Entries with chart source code
· · ·
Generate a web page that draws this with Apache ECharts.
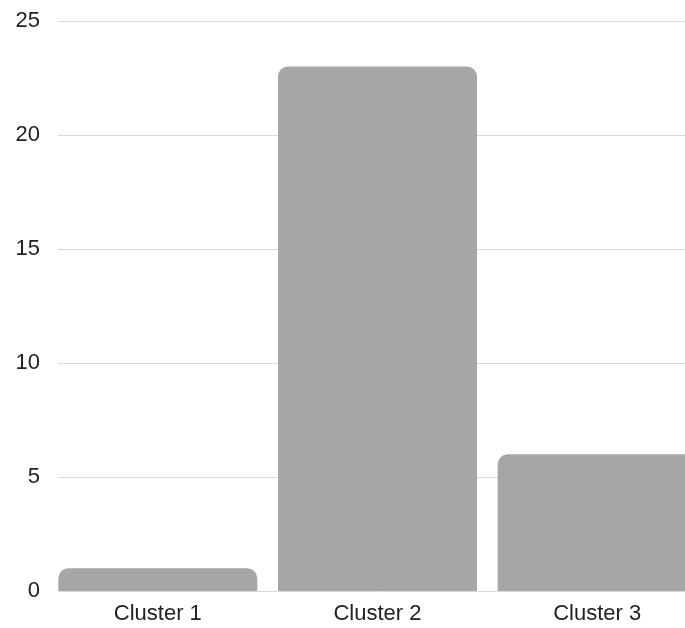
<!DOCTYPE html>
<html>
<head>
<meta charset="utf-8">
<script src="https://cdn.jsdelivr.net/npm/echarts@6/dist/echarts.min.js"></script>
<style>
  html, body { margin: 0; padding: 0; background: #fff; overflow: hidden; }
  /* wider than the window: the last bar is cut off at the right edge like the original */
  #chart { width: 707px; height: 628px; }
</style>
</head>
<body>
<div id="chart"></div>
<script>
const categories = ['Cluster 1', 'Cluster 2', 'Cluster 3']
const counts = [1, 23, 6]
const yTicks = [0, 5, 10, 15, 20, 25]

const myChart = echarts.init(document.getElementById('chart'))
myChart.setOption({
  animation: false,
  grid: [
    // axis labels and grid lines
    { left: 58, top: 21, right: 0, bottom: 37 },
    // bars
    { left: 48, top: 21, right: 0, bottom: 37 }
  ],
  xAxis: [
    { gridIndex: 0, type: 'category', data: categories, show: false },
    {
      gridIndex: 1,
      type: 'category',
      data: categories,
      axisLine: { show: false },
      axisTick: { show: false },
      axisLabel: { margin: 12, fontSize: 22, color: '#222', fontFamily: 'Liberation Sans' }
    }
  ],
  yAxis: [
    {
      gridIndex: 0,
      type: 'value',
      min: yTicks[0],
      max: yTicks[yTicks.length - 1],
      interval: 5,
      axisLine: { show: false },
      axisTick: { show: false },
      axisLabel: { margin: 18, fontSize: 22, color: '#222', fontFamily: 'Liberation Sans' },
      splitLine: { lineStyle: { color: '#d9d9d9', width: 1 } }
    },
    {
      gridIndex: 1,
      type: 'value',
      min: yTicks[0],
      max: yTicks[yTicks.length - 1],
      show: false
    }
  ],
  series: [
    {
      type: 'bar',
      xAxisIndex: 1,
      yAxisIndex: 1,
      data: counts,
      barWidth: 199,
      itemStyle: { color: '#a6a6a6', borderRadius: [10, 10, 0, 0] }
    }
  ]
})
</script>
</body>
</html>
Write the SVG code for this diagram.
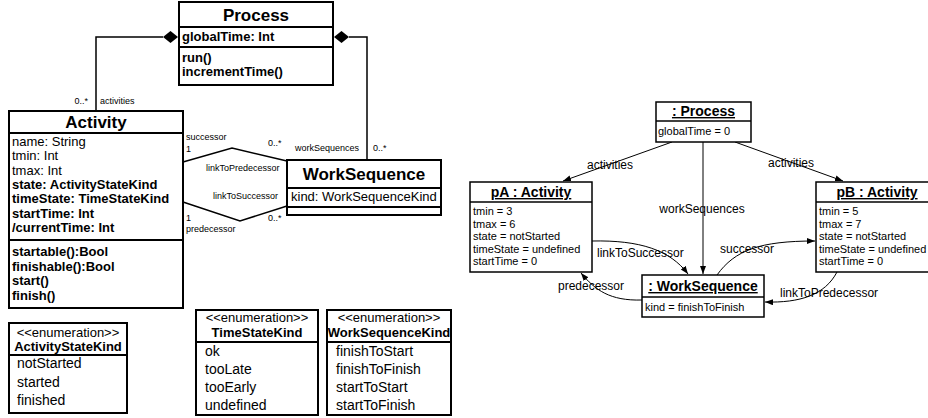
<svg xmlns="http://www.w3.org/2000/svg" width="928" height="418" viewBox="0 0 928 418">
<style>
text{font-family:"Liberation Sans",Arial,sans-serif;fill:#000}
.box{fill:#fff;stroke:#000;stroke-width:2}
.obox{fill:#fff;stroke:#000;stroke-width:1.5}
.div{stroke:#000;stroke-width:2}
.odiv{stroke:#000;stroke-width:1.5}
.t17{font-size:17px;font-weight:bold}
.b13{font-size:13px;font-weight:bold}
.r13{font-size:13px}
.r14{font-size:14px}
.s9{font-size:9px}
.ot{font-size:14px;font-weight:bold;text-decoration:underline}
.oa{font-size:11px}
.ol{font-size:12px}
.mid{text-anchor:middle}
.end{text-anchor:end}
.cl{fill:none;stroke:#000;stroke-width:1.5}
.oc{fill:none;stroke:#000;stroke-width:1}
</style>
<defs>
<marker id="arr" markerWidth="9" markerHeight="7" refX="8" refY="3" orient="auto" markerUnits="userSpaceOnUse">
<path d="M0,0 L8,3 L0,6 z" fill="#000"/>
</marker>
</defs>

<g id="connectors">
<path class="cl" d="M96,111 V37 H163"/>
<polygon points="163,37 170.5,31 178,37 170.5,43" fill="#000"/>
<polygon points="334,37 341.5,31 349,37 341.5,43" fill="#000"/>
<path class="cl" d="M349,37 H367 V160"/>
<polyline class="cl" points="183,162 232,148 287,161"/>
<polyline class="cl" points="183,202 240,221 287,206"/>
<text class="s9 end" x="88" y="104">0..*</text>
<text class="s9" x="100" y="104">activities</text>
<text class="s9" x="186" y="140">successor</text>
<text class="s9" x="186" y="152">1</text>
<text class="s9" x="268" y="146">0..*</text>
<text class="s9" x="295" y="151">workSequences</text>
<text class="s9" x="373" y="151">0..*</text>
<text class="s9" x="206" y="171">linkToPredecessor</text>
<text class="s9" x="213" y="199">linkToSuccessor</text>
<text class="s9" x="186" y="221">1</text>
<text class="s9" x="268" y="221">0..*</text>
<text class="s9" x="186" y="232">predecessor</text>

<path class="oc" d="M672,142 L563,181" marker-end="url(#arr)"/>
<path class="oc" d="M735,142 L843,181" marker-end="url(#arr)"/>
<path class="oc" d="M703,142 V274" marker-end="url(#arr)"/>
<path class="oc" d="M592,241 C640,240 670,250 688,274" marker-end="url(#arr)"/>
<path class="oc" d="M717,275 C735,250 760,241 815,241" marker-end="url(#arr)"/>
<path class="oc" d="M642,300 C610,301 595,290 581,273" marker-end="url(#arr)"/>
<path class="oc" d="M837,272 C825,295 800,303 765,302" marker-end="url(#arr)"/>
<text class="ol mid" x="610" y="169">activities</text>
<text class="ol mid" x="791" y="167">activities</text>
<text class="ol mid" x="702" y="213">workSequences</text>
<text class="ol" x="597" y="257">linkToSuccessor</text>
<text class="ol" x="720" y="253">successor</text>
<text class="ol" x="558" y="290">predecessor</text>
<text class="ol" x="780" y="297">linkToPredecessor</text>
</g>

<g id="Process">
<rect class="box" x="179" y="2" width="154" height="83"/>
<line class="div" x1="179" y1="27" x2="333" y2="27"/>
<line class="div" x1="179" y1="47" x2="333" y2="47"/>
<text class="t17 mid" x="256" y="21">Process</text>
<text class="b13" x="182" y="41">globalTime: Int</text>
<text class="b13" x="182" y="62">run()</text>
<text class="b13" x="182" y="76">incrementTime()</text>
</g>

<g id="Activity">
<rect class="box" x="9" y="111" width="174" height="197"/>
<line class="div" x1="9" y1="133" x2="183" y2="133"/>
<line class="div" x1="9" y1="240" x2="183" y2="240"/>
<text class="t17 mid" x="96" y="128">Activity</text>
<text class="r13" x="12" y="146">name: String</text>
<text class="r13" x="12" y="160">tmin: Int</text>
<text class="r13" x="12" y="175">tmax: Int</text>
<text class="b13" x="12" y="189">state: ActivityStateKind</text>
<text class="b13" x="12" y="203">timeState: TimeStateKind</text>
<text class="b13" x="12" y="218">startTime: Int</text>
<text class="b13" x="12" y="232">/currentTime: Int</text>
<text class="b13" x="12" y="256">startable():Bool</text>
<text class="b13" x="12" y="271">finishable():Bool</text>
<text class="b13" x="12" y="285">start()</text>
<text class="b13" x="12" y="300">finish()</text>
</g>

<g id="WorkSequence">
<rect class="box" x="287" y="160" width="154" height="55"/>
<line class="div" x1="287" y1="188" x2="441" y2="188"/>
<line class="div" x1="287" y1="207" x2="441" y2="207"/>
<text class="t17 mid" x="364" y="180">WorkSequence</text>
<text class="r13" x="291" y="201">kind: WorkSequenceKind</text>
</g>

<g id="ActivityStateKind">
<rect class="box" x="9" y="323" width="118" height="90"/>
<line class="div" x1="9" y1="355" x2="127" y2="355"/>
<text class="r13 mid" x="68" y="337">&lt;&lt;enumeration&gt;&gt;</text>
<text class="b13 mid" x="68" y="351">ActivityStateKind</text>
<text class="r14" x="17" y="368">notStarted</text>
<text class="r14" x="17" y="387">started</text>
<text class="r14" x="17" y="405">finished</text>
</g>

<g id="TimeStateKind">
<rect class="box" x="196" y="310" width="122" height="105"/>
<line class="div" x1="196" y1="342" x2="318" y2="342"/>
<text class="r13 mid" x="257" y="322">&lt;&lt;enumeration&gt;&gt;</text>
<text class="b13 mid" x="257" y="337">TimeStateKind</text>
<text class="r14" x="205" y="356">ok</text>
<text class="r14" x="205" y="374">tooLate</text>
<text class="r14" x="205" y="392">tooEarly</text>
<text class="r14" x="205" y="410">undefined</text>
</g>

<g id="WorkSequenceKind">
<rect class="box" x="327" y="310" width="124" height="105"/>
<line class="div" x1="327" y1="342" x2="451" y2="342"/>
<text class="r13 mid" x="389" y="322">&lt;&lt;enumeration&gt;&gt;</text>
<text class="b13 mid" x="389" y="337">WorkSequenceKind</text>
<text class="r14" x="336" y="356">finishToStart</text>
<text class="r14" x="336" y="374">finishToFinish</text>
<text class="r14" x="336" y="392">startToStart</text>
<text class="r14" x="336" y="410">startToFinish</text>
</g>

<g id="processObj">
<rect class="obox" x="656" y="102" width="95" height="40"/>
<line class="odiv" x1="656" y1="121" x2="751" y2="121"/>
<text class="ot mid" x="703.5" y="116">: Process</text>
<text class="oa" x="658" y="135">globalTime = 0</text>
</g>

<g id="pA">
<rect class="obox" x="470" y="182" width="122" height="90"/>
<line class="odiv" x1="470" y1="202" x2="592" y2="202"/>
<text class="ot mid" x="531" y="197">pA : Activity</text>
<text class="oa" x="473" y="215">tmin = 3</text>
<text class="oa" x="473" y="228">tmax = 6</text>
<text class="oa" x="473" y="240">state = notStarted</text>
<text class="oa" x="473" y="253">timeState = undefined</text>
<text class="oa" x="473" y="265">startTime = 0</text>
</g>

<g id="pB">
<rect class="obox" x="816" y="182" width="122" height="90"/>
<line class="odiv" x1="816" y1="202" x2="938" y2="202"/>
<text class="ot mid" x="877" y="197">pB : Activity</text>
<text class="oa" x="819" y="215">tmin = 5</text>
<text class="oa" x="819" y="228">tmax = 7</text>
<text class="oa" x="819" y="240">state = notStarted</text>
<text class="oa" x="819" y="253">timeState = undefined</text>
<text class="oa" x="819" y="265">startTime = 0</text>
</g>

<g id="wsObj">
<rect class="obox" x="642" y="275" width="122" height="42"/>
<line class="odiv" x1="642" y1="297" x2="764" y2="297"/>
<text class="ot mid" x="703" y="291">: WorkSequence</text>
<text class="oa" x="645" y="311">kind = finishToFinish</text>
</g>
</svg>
· · ·
*Short problem*: Give the lines again word for word, from the start of the records to the line holding "const yTicks = [0, 5, 10, 15, 20, 25]", both included, and leave out any picture.

*Output*:
Generate a web page that draws this with Apache ECharts.
<!DOCTYPE html>
<html>
<head>
<meta charset="utf-8">
<script src="https://cdn.jsdelivr.net/npm/echarts@6/dist/echarts.min.js"></script>
<style>
  html, body { margin: 0; padding: 0; background: #fff; overflow: hidden; }
  /* wider than the window: the last bar is cut off at the right edge like the original */
  #chart { width: 707px; height: 628px; }
</style>
</head>
<body>
<div id="chart"></div>
<script>
const categories = ['Cluster 1', 'Cluster 2', 'Cluster 3']
const counts = [1, 23, 6]
const yTicks = [0, 5, 10, 15, 20, 25]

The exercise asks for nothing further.